Stop at the line containing "var LINE = '#444';": write out every line from the beginning of the entries up to and including it, minus the pictures.

Entries with chart source code:
##############################

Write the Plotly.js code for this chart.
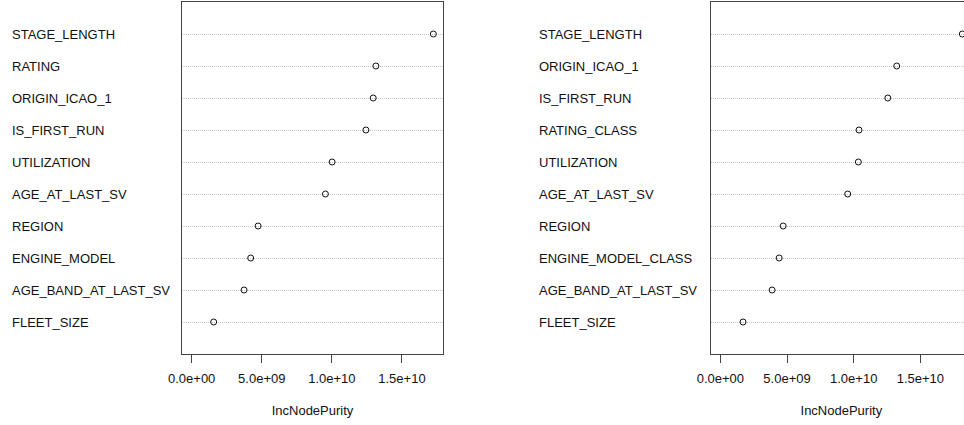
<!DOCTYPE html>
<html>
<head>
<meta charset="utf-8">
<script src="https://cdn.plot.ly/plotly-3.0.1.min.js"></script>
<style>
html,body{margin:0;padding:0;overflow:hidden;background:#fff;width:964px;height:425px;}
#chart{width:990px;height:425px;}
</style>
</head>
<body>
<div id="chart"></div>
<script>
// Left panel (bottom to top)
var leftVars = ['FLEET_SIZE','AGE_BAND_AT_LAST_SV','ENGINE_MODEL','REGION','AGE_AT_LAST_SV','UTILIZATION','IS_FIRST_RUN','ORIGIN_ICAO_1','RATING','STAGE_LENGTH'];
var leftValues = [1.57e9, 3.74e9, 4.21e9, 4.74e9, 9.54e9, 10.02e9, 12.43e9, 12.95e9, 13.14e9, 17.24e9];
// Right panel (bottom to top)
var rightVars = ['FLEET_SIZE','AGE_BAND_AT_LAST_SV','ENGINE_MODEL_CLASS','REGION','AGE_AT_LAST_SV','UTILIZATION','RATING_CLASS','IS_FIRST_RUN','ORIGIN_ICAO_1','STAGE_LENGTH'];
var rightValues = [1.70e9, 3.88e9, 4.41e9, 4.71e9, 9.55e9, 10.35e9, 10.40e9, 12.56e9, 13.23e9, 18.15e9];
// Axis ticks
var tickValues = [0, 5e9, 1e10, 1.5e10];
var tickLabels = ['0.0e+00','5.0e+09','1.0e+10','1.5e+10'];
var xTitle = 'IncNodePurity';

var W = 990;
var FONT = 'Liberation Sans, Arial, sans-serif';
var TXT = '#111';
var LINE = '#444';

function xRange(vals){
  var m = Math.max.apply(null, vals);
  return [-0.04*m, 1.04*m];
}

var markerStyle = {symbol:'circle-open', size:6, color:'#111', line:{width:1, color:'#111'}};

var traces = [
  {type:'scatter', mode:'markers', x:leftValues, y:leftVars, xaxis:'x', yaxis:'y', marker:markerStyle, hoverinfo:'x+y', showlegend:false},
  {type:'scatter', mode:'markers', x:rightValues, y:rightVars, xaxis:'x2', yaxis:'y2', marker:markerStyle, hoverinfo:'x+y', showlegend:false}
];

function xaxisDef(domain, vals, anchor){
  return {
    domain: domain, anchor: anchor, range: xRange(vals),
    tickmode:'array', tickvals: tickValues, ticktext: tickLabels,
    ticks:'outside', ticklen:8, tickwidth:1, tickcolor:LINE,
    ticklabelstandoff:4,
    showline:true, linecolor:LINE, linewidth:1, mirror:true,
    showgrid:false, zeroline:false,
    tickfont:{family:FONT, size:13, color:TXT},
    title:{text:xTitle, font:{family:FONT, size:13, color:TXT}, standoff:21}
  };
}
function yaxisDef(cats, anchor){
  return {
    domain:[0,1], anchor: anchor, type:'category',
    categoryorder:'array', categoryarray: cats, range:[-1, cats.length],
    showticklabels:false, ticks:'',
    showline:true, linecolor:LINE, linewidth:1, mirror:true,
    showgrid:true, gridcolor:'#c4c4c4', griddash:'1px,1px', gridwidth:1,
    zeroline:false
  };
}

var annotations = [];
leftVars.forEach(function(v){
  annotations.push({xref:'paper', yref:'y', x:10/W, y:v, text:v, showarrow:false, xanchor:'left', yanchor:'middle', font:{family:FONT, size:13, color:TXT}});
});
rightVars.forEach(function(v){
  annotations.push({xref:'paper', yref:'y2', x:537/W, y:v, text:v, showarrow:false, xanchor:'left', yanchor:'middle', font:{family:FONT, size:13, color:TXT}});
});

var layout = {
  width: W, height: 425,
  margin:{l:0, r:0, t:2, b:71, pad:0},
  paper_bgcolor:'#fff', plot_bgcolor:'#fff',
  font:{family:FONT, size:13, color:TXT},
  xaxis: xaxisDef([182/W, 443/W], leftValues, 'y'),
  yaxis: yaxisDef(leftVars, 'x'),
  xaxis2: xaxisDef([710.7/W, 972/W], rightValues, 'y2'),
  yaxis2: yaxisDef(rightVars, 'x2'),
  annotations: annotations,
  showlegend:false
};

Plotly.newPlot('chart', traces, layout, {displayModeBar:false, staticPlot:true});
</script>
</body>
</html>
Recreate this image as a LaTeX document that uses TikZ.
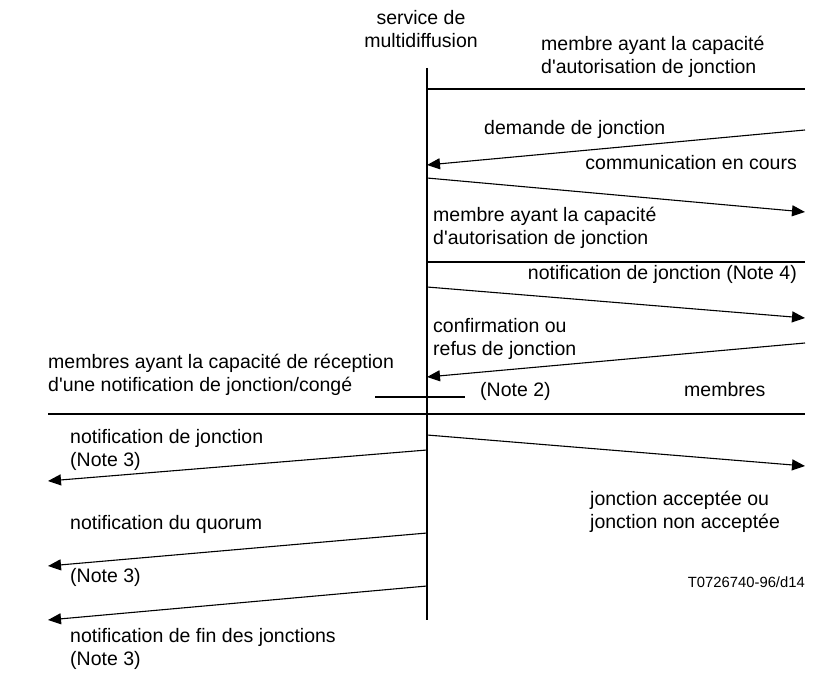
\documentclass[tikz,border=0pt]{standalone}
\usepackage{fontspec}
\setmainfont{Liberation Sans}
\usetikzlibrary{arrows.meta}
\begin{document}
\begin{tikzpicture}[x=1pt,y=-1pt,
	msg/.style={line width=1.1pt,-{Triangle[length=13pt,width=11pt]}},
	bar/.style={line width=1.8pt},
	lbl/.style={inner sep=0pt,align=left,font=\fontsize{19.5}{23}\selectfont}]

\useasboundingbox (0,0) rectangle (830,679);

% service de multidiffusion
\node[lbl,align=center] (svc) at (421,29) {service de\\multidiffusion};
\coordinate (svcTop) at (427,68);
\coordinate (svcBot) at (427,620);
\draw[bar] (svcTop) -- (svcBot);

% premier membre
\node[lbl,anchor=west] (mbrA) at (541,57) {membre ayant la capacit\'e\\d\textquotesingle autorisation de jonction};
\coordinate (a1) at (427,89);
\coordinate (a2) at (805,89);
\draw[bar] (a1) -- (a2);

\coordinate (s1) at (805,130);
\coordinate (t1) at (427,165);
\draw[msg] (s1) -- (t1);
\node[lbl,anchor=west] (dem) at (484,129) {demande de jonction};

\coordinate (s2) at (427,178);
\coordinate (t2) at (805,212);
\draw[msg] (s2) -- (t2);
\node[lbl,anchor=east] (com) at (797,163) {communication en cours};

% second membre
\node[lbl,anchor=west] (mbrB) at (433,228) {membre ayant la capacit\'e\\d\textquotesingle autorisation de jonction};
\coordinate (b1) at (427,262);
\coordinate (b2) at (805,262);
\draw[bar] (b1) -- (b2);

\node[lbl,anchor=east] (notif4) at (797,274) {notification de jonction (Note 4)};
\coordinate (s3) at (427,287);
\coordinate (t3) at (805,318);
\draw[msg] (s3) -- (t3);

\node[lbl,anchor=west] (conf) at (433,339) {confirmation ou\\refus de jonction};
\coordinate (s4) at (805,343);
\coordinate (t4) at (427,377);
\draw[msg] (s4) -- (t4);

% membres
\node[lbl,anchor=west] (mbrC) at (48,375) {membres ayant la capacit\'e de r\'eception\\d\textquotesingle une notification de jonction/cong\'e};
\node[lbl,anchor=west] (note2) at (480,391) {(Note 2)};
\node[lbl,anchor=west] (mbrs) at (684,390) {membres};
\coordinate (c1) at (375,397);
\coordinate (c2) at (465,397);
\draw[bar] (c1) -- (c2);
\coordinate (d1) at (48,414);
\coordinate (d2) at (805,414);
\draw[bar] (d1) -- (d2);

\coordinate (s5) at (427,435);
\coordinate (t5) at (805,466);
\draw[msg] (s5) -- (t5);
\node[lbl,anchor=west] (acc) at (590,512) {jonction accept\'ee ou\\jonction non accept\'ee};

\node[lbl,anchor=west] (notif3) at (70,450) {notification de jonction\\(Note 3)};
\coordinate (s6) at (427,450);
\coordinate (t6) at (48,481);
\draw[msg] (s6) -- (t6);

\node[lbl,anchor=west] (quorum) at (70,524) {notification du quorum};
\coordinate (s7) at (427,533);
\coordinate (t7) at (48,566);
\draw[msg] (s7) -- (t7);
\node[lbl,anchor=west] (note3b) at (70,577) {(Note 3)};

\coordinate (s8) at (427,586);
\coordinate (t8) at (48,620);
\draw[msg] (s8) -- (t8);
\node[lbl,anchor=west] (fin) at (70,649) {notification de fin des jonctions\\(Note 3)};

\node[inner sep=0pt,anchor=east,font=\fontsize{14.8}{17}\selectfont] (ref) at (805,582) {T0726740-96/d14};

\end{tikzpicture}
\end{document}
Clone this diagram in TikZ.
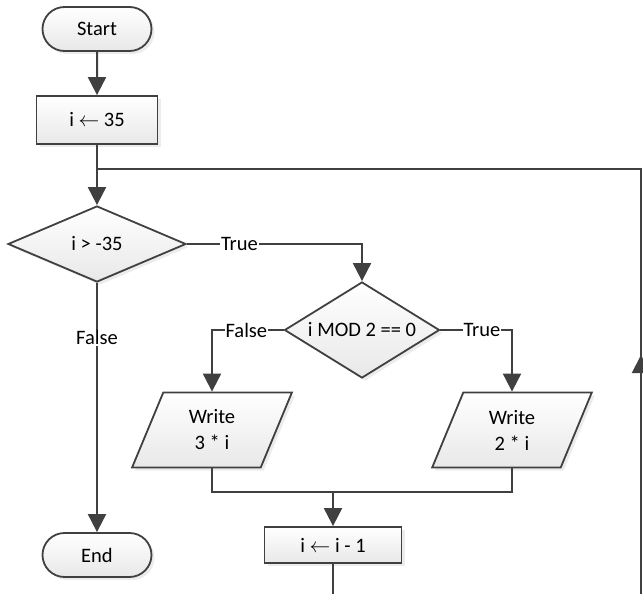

##############################

**CORRECT RESPONSE**
Write the Plotly.js code for this chart.
<!DOCTYPE html>
<html>
<head>
<meta charset="utf-8">
<script src="https://cdn.plot.ly/plotly-3.0.1.min.js"></script>
<style>
html,body{margin:0;padding:0;overflow:hidden;background:#fff;width:964px;height:425px;}
#chart{width:990px;height:425px;}
</style>
</head>
<body>
<div id="chart"></div>
<script>
// Left panel (bottom to top)
var leftVars = ['FLEET_SIZE','AGE_BAND_AT_LAST_SV','ENGINE_MODEL','REGION','AGE_AT_LAST_SV','UTILIZATION','IS_FIRST_RUN','ORIGIN_ICAO_1','RATING','STAGE_LENGTH'];
var leftValues = [1.57e9, 3.74e9, 4.21e9, 4.74e9, 9.54e9, 10.02e9, 12.43e9, 12.95e9, 13.14e9, 17.24e9];
// Right panel (bottom to top)
var rightVars = ['FLEET_SIZE','AGE_BAND_AT_LAST_SV','ENGINE_MODEL_CLASS','REGION','AGE_AT_LAST_SV','UTILIZATION','RATING_CLASS','IS_FIRST_RUN','ORIGIN_ICAO_1','STAGE_LENGTH'];
var rightValues = [1.70e9, 3.88e9, 4.41e9, 4.71e9, 9.55e9, 10.35e9, 10.40e9, 12.56e9, 13.23e9, 18.15e9];
// Axis ticks
var tickValues = [0, 5e9, 1e10, 1.5e10];
var tickLabels = ['0.0e+00','5.0e+09','1.0e+10','1.5e+10'];
var xTitle = 'IncNodePurity';

var W = 990;
var FONT = 'Liberation Sans, Arial, sans-serif';
var TXT = '#111';
var LINE = '#444';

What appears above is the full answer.